I made a list yesterday of everything I had learned since I've been out of school (that I could think of) vs. everything I learned *in* school. Grades K-12 provided very little for the list, since I've forgotten a lot of it and most of what I learned during those years were things I taught myself. Even in college and grad school (my brief foray into grad school), most of what I can *remember* were topics I researched independently for papers. The list made me feel better about myself, maybe my first baby steps toward an unschooling of *me*. I can catch a brief glimmer in myself sometimes of that fierce joy and drive that is propelling E. to walk, usually when I'm writing and the writing is either going very well or very badly.
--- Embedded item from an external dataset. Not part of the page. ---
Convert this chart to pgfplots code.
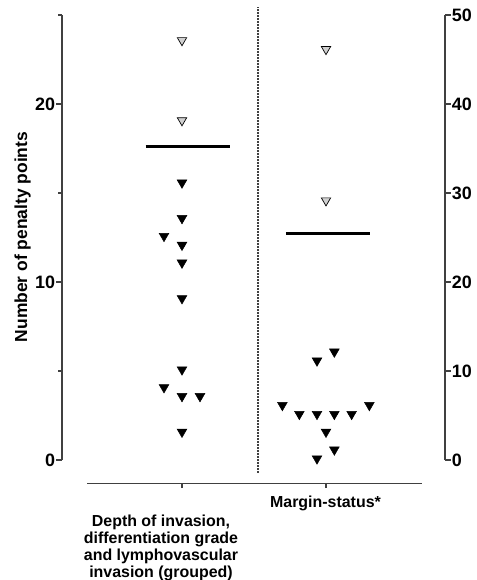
\documentclass[border=0pt]{standalone}
\usepackage{pgfplots}
\pgfplotsset{compat=1.18}
\usepackage{fontspec}
\setmainfont{Liberation Sans}
\definecolor{axisgray}{HTML}{404040}
\definecolor{opengray}{HTML}{D0D0D0}

\pgfplotstableread{
x y
0 15.5
0 13.5
-0.125 12.5
0 12
0 11
0 9
0 5
-0.125 4
0 3.5
0.125 3.5
0 1.5
}\groupAfilled
\pgfplotstableread{
x y
0 23.5
0 19
}\groupAopen
\pgfplotstableread{
x y
0.9375 0
1.058 1
1 3
0.815 5
0.9375 5
1.058 5
1.178 5
0.697 6
1.301 6
0.9375 11
1.058 12
}\groupBfilled
\pgfplotstableread{
x y
1 46
1 29
}\groupBopen

\begin{document}
\begin{tikzpicture}
\useasboundingbox (-62bp,-120bp) rectangle (415bp,460bp);
\pgfplotsset{
  every axis/.append style={scale only axis, width=383bp, height=445bp,
    xmin=-0.8333, xmax=1.8264, clip=false,
    tick align=outside,
    major tick length=5.5bp, minor tick length=3.5bp,
    tick style={axisgray, line width=1.1bp},
    axis line style={axisgray, line width=1.3bp},
    tick label style={font=\fontsize{18}{18}\selectfont\bfseries},
    /pgf/number format/assume math mode=true},
  filledtri/.style={only marks, mark=triangle*, mark size=5.6bp,
    mark options={yshift=1.4bp, rotate=180, fill=black, draw=black, line width=0.5bp}},
  opentri/.style={only marks, mark=triangle*, mark size=5.4bp,
    mark options={yshift=1.35bp, rotate=180, fill=opengray, draw=black, line width=0.7bp}},
}
% left axis
\begin{axis}[
  at={(0,0)}, anchor=south west,
  ymin=0, ymax=25,
  axis y line*=left,
  hide x axis,
  ytick={0,10,20}, minor ytick={5,15,25},
  yticklabel style={inner sep=1.2bp, font=\fontsize{18}{18}\selectfont\bfseries},
  yticklabel={\pgfmathprintnumber[assume math mode=true]{\tick}},
]
\addplot[filledtri] table[x=x,y=y]{\groupAfilled};
\addplot[opentri] table[x=x,y=y]{\groupAopen};
\addplot[black, line width=3bp] coordinates {(-0.252,17.63) (0.333,17.63)};
\end{axis}
% right axis
\begin{axis}[
  at={(0,0)}, anchor=south west,
  ymin=0, ymax=50,
  axis y line*=right,
  hide x axis,
  ytick={0,10,20,30,40,50},
  yticklabel style={inner sep=1.2bp, font=\fontsize{18}{18}\selectfont\bfseries},
  yticklabel={\pgfmathprintnumber[assume math mode=true]{\tick}},
]
\addplot[axisgray, line width=1.2bp, dash pattern=on 1.6bp off 1.4bp] coordinates {(0.528,-1.46) (0.528,50.93)};
\addplot[filledtri] table[x=x,y=y]{\groupBfilled};
\addplot[opentri] table[x=x,y=y]{\groupBopen};
\addplot[black, line width=3bp] coordinates {(0.722,25.5) (1.306,25.5)};
\end{axis}
% x axis
\begin{axis}[
  at={(25bp,-23.5bp)}, anchor=south west,
  width=335bp, height=20bp,
  xmin=-0.6597, xmax=1.6667, ymin=0, ymax=1,
  axis x line*=bottom,
  hide y axis,
  xtick={0,1}, xticklabels={},
  major tick length=4.5bp,
]
\end{axis}
\begin{scope}[every node/.style={font=\fontsize{16}{17}\selectfont\bfseries, inner sep=0pt, anchor=base}]
\node at (99bp,-66bp) {Depth of invasion,};
\node at (99bp,-83bp) {differentiation grade};
\node at (99bp,-100bp) {and lymphovascular};
\node at (99bp,-117bp) {invasion (grouped)};
\node at (263.5bp,-47.7bp) {Margin-status*};
\end{scope}
\node[rotate=90, anchor=base, inner sep=0pt, font=\fontsize{17.5}{18}\selectfont\bfseries] at (-35bp,223bp) {Number of penalty points};
\end{tikzpicture}
\end{document}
Maybe especially when the writing is going badly, because it takes a lot of guts sometimes to pick yourself up off the metaphorical (or perhaps the literal) floor and keep at it. For the past year or so I have had to invent guts for myself, not just in writing, and it hasn't been easy. But homeschooling my kids is helping me unwind a bit, to unlearn those lessons, particularly as they pertain to writing and work, that say there is one right way to go about it, one right path to follow, and that such a path involves maximum efficiency and some sort of mediocre well-roundedness. I have E., who works on one skill at a time in cohesive, brilliant bursts, to show me that learning (and working) don't necessarily progress in that kind of stair-step, gradual and smooth fashion, but sometimes happens all at once or not at all.

Sometimes I wonder who's really doing the teaching here.